Dairy processors should use automation in two ways. One is to optimize ongoing operations, of course. This can also help plants become more environmentally friendly. The other time to use automation is before construction of a facility even begins.
As manufacturers ramp up their spending to build plants, they should also build a digital twin of the plant in in the cloud, creating a long-term simulator for their plant that will help future projects, modifications and upgrades. This can help them test plans and make adjustments to reduce operating costs, increase uptime and even save money on equipment that might not be necessary.
An automation how-to
Everyone on the project team building a solution can feed work into the cloud platform for software development. They should then test the final solution, installing the complete automation software on the site servers and programmable logic controllers (PLCs) before shipping them to customers.
The whole automation can be turned on once it arrives on-site in a plug-and-play format. This reduces the time for installation and setup on-site.
These cloud automation solutions can be put into hibernation mode for months or even years, keeping user from paying for the cloud rental. That means when customers require a change, the system can be modified, testing and optimized again in the cloud before making any changes.
We recently did this at SPX Flow when a customer needed an ultra high-temperature skid. Rather than have an individual engineer install the software on the machine and, perhaps, have a second desktop computer running a simulation of the Supervisory Control and Data Acquisition (SCADA), these real computers and their simulation were placed on a cloud-based machine. From there, our subject matter expert worldwide collaborated, dropping in for a few minutes or a few hours, depending on the need.
Implementing the solution
All cloud operations, of course, are strictly separated from the customer’s production system. When developing, testing and modifying solutions, we generate input data such as tank level, throughput or temperatures from the traditional simulation tools. The virtual PLCs can’t detect the difference, so all work can be done in a clean, safe environment.

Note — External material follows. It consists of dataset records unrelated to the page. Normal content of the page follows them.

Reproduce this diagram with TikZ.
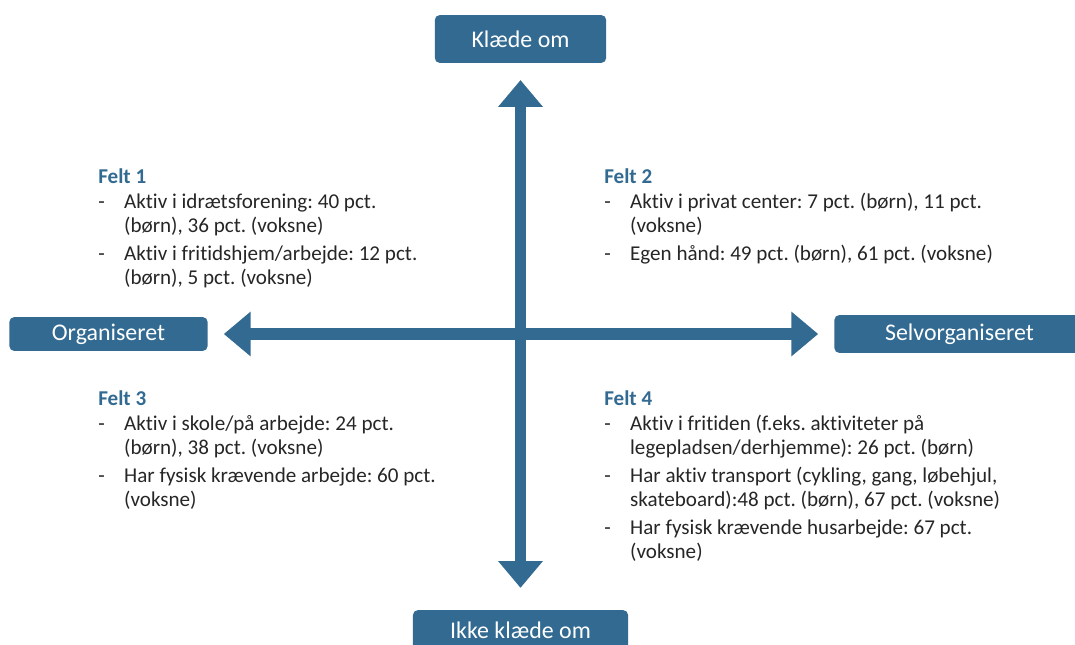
\documentclass[tikz,border=0pt]{standalone}
\usepackage{fontspec}
\setmainfont{Carlito}[Ligatures=NoCommon]
\usetikzlibrary{arrows.meta}
\definecolor{boxblue}{HTML}{326A91}
\definecolor{txtgray}{HTML}{262626}
\frenchspacing
\tikzset{
  labelbox/.style={fill=boxblue, rounded corners=3.5pt, text=white,
    font=\fontsize{17}{20}\selectfont, inner sep=0pt, align=center},
  axisarrow/.style={boxblue, line width=8.5pt,
    {Triangle[length=19pt,width=30.5pt]}-{Triangle[length=19pt,width=30.5pt]}},
  feltblock/.style={anchor=north west, inner sep=0pt, text=txtgray,
    font=\fontsize{15}{17.5}\selectfont, align=left}
}
\newcommand{\felthead}[1]{\multicolumn{2}{@{}l@{}}{\textbf{\color{boxblue}#1}}}

\begin{document}
\begin{tikzpicture}[x=0.025cm, y=-0.025cm]
\useasboundingbox (0,0) rectangle (1075,644);

% --- Axis labels ---
\node[labelbox, minimum width=121.9pt, minimum height=34pt] (klaede) at (520.5,39) {Klæde om};
\node[labelbox, minimum width=153pt, minimum height=28.3pt] (ikkeklaede) at (520.5,630) {Ikke klæde om};
\node[labelbox, minimum width=141pt, minimum height=24.1pt] (org) at (108.5,334) {Organiseret};
\node[labelbox, minimum width=178pt, minimum height=26.9pt] (selvorg) at (959.5,334) {Selvorganiseret};

% --- Axes ---
\draw[axisarrow, shorten <=12pt, shorten >=15.6pt] (klaede.south) -- (ikkeklaede.north);
\draw[axisarrow, shorten <=11.3pt, shorten >=11.3pt] (org.east) -- (selvorg.west);

% --- Fields ---
\node[feltblock] (felt1) at (98,166) {\begin{tabular}{@{}p{18.4pt}@{}l@{}}
\felthead{Felt 1}\\
- & Aktiv i idrætsforening: 40 pct.\\
  & (børn), 36 pct. (voksne)\\[2pt]
- & Aktiv i fritidshjem/arbejde: 12 pct.\\
  & (børn), 5 pct. (voksne)
\end{tabular}};

\node[feltblock] (felt2) at (604,166) {\begin{tabular}{@{}p{18.4pt}@{}l@{}}
\felthead{Felt 2}\\
- & Aktiv i privat center: 7 pct. (børn), 11 pct.\\
  & (voksne)\\[2pt]
- & Egen hånd: 49 pct. (børn), 61 pct. (voksne)
\end{tabular}};

\node[feltblock] (felt3) at (98,388) {\begin{tabular}{@{}p{18.4pt}@{}l@{}}
\felthead{Felt 3}\\
- & Aktiv i skole/på arbejde: 24 pct.\\
  & (børn), 38 pct. (voksne)\\[2pt]
- & Har fysisk krævende arbejde: 60 pct.\\
  & (voksne)
\end{tabular}};

\node[feltblock] (felt4) at (604,388) {\begin{tabular}{@{}p{18.4pt}@{}l@{}}
\felthead{Felt 4}\\
- & Aktiv i fritiden (f.eks. aktiviteter på\\
  & legepladsen/derhjemme): 26 pct. (børn)\\[2pt]
- & Har aktiv transport (cykling, gang, løbehjul,\\
  & skateboard):48 pct. (børn), 67 pct. (voksne)\\[2pt]
- & Har fysisk krævende husarbejde: 67 pct.\\
  & (voksne)
\end{tabular}};

\end{tikzpicture}
\end{document}
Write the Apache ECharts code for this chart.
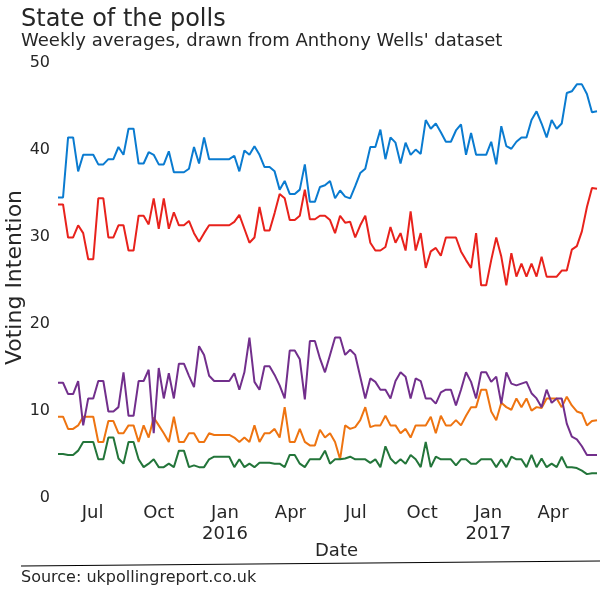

This helps us test solutions both for effectiveness and for user-friendliness before they’re applied to the customer’s automation hardware. It greatly reduces downtime and risk.
Even factory acceptance tests (FATs) can now be done remotely via the cloud. Having the cloud image, we can partner with customers to easily add machines or modify the line setup at any stage of production, testing the full integration before attending site for a shutdown.
Optimize and modify
A growing number of manufacturers also use automation and real-time data reports within the automation system to optimize the production line.
In one case, a customer’s finance leader grew alarmed that a production line began consuming more electricity. As we spoke to the production manager, the real-time reports identified the problem stemmed from a sequence of products that were no longer being heat-treated efficiently.
We helped the team see the need to alter the sequence. It removed several intermediate clean-in-place (CIP) cycles, lowering energy consumption.
That example of removing CIP cycles highlights how automation is one of the most critical ways for dairy processors to improve the sustainability of their operations. Automation shows the sources of energy usage, utilities and waste. It helps us find what we call the “golden batch.” For dairy processors, that can mean making a liter of milk with the minimum production downtime and the minimum usage of utilities and water.
Automation solutions — especially the ones before construction — can help dairy processors drill down to better analyze their machinery. We’ve seen cases, for instance, where one homogenizer uses 20% more energy than another. The reason: The homogenizer using more energy was left idle more frequently. That meant it consumed more electricity while ticking over on recirculation.
Would you pay $10 million for a machine and use it only 80% effectively? That would give you only $8 million return on your investment!
If that doesn’t seem like a wise purchase, then you need automation.